Instrumentation seminar

Fundamental Studies of Surfaces and Liquids with X-rays; Need for New Instrumentations

by Anders Nilsson (SU Fysikum)

Europe/Stockholm
FA32

FA32

Description

I will present 3 different research directions that we will build up at Stockholm.

Catalysis is central for many chemical energy transformations that occur at interfaces. One of the dreams is to follow catalytic reactions in real time from reactants over various intermediates to products. The prospective for the study of chemical reactions on surfaces using x-ray free-electron lasers with femtosecond time resolution will be presented together with the first results of CO desorption and CO oxidation. Here new instruments will be constructed that can be used at various future x-ray laser sources.

One of the challenges in catalysis is that reactions occurs at much higher pressures than that what is typically accessible with normal surface physics instrumentations. Recent development in differently pumped photoelectron spectrometer systems currently allows pressures to reach around 10 mbar. However, many of the essential catalytic reactions for our society such as ammonia synthesis or fuel productions take places at pressures around 10 bar or above. A challenge for the future is to develop instrumentation that brings high surface sensitivity for in-situ studies at these high pressures.

Water is the key compound for our existence on this planet and it is involved in many important physical, chemical, biological and geological processes. Although water is the most common molecular substance it is also most unusual with many anomalies in its thermodynamic properties such as compressibility, density variation and heat capacity. The deviation of these properties is strongly enhanced upon supercooling water below the freezing point. Here, we demonstrate a new, general experimental approach to study the structure of liquid states at supercooled conditions below their limit of homogeneous nucleation.

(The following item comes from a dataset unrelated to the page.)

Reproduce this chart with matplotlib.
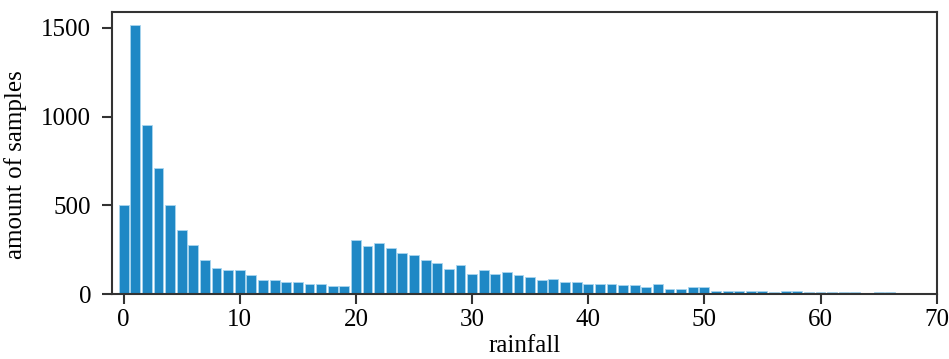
import numpy as np
import matplotlib
matplotlib.use('Agg')
import matplotlib.pyplot as plt

# rainfall bins (1 unit each) and sample counts
rainfall = np.arange(0, 67)
counts = [
    500, 1515, 955, 710, 500, 362, 275, 192, 145, 136,
    136, 105, 77, 77, 68, 68, 57, 57, 47, 47,
    302, 273, 287, 257, 230, 219, 190, 172, 143, 162,
    115, 134, 115, 124, 107, 96, 77, 87, 68, 68,
    58, 58, 58, 49, 49, 40, 58, 30, 30, 40,
    38, 19, 19, 19, 19, 19, 9, 19, 19, 9,
    9, 9, 9, 9, 0, 9, 9,
]

plt.rcParams['font.family'] = ['Liberation Serif', 'DejaVu Serif']

fig = plt.figure(figsize=(9.49, 3.59), dpi=100)
ax = fig.add_axes([0.118, 0.181, 0.869, 0.786])

ax.bar(rainfall, counts, width=0.85, color='#1f88c5',
       edgecolor='#a9d5ef', linewidth=0.6)

ax.set_xlim(-1, 70)
ax.set_ylim(0, 1590)
ax.set_xticks(np.arange(0, 71, 10))
ax.set_yticks([0, 500, 1000, 1500])

ax.set_xlabel('rainfall', fontsize=18)
ax.set_ylabel('amount of samples', fontsize=18)
ax.xaxis.set_label_coords(0.5, -0.145)
ax.yaxis.set_label_coords(-0.103, 0.46)
ax.tick_params(labelsize=18, width=1.5, length=7, color='#333333')
ax.tick_params(axis='x', pad=4)
ax.tick_params(axis='y', pad=8)
for s in ax.spines.values():
    s.set_linewidth(1.5)
    s.set_color('#333333')

fig.savefig('out.png', dpi=100)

We have used femtosecond x-ray pulses generated by the LCLS x-ray laser to probe evaporatively cooled droplets of supercooled bulk water and find unambiguous experimental evidence for the existence of metastable bulk liquid water down to temperatures of 227 K in the previously largely unexplored “no-man’s land”. There is a hypothesis that these anomalies originate from a critical point deep in the supercooled regime at some unknown high pressure. In the future it is therefore essential to develop experiments that can perform the same type of fast cooling and ultrafast probing under high pressures and search for liquid-liquid transitions and a critical point.